The torch relay from Olympia began at the 1936 games in Berlin; devised by Carl Diem as a propaganda ploy for the Nazis, it afterwards became an Olympic tradition. In ancient Greece, a fire was lit by the sun and burned until the close of the games. The practice of maintaining an Olympic flame was revived at the 1928 games in Amsterdam.
The Olympic flame is the fire that is kept burning from the beginning to the conclusion of the Olympic Games, and the Olympic torch is the vessel by which the flame is transported from the birthplace of the Olympics in Olympia, Greece, to the site of the current games. According to the International Olympic Committee, the flame represents the purity and positive values associated with fire.

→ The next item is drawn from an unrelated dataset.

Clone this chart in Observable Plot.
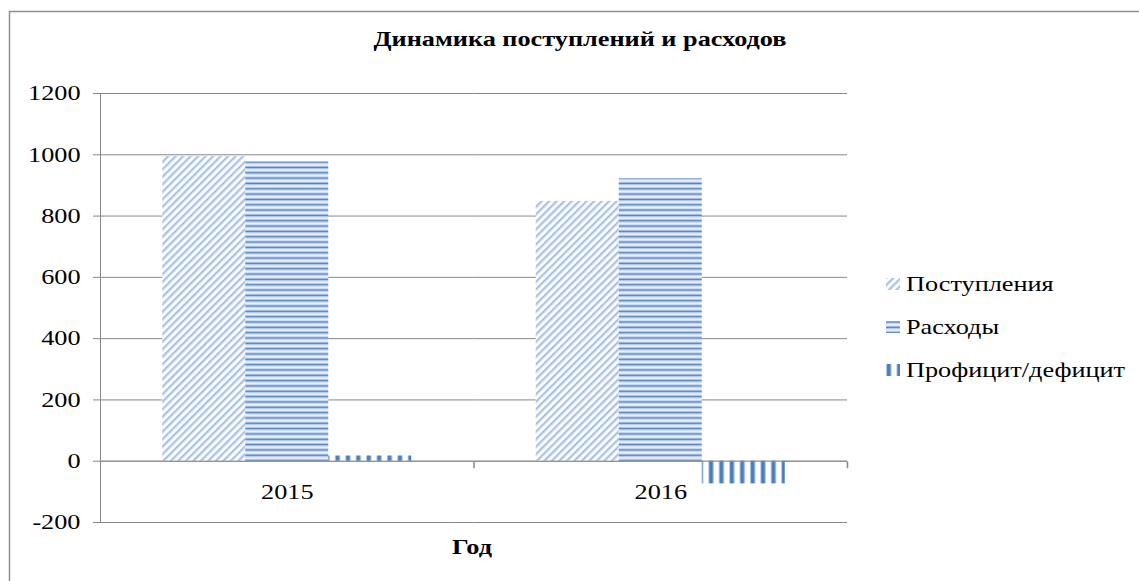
<!DOCTYPE html>
<html><head><meta charset="utf-8">
<script src="https://cdn.jsdelivr.net/npm/d3@7"></script>
<script src="https://cdn.jsdelivr.net/npm/@observablehq/plot@0.6"></script>
<style>
html,body{margin:0;padding:0;background:#fff;}
#wrap{position:relative;width:1139px;height:581px;overflow:hidden;background:#fff;}
#wrap > svg{position:absolute;left:0;top:0;}
</style></head><body><div id="wrap"></div>
<script>
const years = ["2015", "2016"];
const series = ["Поступления", "Расходы", "Профицит/дефицит"];
const revenue = [994, 848];
const expenses = [977, 922];
const balance = [17, -74];
const yTicks = [-200, 0, 200, 400, 600, 800, 1000, 1200];
const title = "Динамика поступлений и расходов";
const xTitle = "Год";

const rows = years.flatMap((year, i) => [
  {year, series: series[0], value: revenue[i]},
  {year, series: series[1], value: expenses[i]},
  {year, series: series[2], value: balance[i]}
]);
const patterns = ["url(#pDiag)", "url(#pHoriz)", "url(#pVert)"];
const gray = "#888888";
const font = "'Liberation Serif', 'Times New Roman', serif";
const fs = 21;
const stretch = 1.25;
const tickSymbol = {draw(ctx) { ctx.moveTo(0, 0); ctx.lineTo(0, 7); }};

const wrap = document.getElementById("wrap");

const chart = Plot.plot({
  width: 1139, height: 581,
  marginLeft: 100, marginRight: 292, marginTop: 93, marginBottom: 59,
  style: {fontFamily: font, fontSize: fs + "px", color: "black", background: "transparent"},
  fx: {domain: years, padding: 0, axis: null, round: false, label: null},
  x: {domain: series, paddingInner: 0, paddingOuter: 0.75, axis: null, round: false, label: null},
  y: {domain: [-200, 1200], ticks: yTicks, label: null},
  color: {type: "ordinal", domain: series, range: patterns},
  marks: [
    Plot.gridY(yTicks, {stroke: gray, strokeOpacity: 1}),
    Plot.barY(rows, {fx: "year", x: "series", y: "value", fill: "series"}),
    Plot.ruleY([0], {stroke: gray}),
    Plot.frame({anchor: "left", facetAnchor: "left", stroke: gray}),
    Plot.dot([0], {y: d => d, frameAnchor: "right", symbol: tickSymbol, stroke: gray, fill: "none"}),
    Plot.axisY(yTicks, {tickSize: 7, tickPadding: 13, stroke: gray, fill: "black", fontSize: fs,
      fontFamily: font, label: null, tickFormat: d => String(d)}),
    Plot.text(years, {fx: d => d, y: () => 0, text: d => d, dy: 31, fill: "black", fontSize: fs, fontFamily: font})
  ]
});
wrap.appendChild(chart);

const ov = d3.select(wrap).append("svg").attr("width", 1139).attr("height", 581)
  .style("font-family", font).style("font-size", fs + "px");
ov.append("defs").html(`
  <pattern id="pDiag" patternUnits="userSpaceOnUse" width="5.3" height="10" patternTransform="rotate(45)">
    <rect width="5.3" height="10" fill="#ffffff"/>
    <rect x="0" width="0.8" height="10" fill="#d3e0f2"/>
    <rect x="0.8" width="1.5" height="10" fill="#97b6e0"/>
    <rect x="2.3" width="0.8" height="10" fill="#d3e0f2"/>
  </pattern>
  <pattern id="pHoriz" patternUnits="userSpaceOnUse" width="10" height="5.33">
    <rect width="10" height="5.33" fill="#eef3fa"/>
    <rect y="0.6" width="10" height="0.9" fill="#b3c8e8"/>
    <rect y="1.5" width="10" height="1.6" fill="#4f81bd"/>
    <rect y="3.1" width="10" height="0.9" fill="#b3c8e8"/>
  </pattern>
  <pattern id="pVert" patternUnits="userSpaceOnUse" width="10.4" height="10" x="2">
    <rect width="10.4" height="10" fill="#ffffff"/>
    <rect x="0" width="1" height="10" fill="#b3c8e8"/>
    <rect x="1" width="3.6" height="10" fill="#4a7dbd"/>
    <rect x="4.6" width="1" height="10" fill="#b3c8e8"/>
  </pattern>`);

ov.append("path").attr("d", "M9.5,581V11.5H1139").attr("fill", "none")
  .attr("stroke", "#8e8e8e").attr("stroke-width", 1.5);

ov.append("text").attr("x", 580).attr("y", 46).attr("text-anchor", "middle")
  .attr("font-weight", "bold").attr("fill", "black").text(title);
ov.append("text").attr("x", 472).attr("y", 554).attr("text-anchor", "middle")
  .attr("font-weight", "bold").attr("fill", "black").text(xTitle);

const lg = ov.append("g");
series.forEach((s, i) => {
  const cy = 284 + i * 43;
  lg.append("rect").attr("x", 886).attr("y", cy - 6).attr("width", 14).attr("height", 12)
    .attr("fill", patterns[i]);
  lg.append("text").attr("x", 906).attr("y", cy + 7).attr("fill", "black").text(s);
});

// horizontal stretch of text to match the reference's aspect
document.querySelectorAll("#wrap svg text").forEach(t => {
  const w = t.getComputedTextLength();
  if (w > 0) {
    t.setAttribute("textLength", w * stretch);
    t.setAttribute("lengthAdjust", "spacingAndGlyphs");
  }
});
</script></body></html>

Several months before the opening ceremony of the games, the flame is lit by the light of the sun in Olympia, Greece, using a parabolic mirror. At the Temple of Hydra, 11 women representing vestal virgins perform the ceremony. The torch makes a short relay tour of Greece, and then after a ceremony in Athens begins its journey to the host city. Usually there is not one torch, but many. For the 2014 Sochi Winter Olympics in Russia, there were 14,000 torches and 14,000 runners. The torches have traveled by foot, bicycle, horseback, camel, canoe, plane and many other conveyances to some of the most remote parts of the Earth. For the Sochi Olympics, torches went to the world's deepest lake in Siberia, the North Pole via nuclear-powered icebreaker, the top of Mount Elbrus, Russia's highest peak and the International Space Station.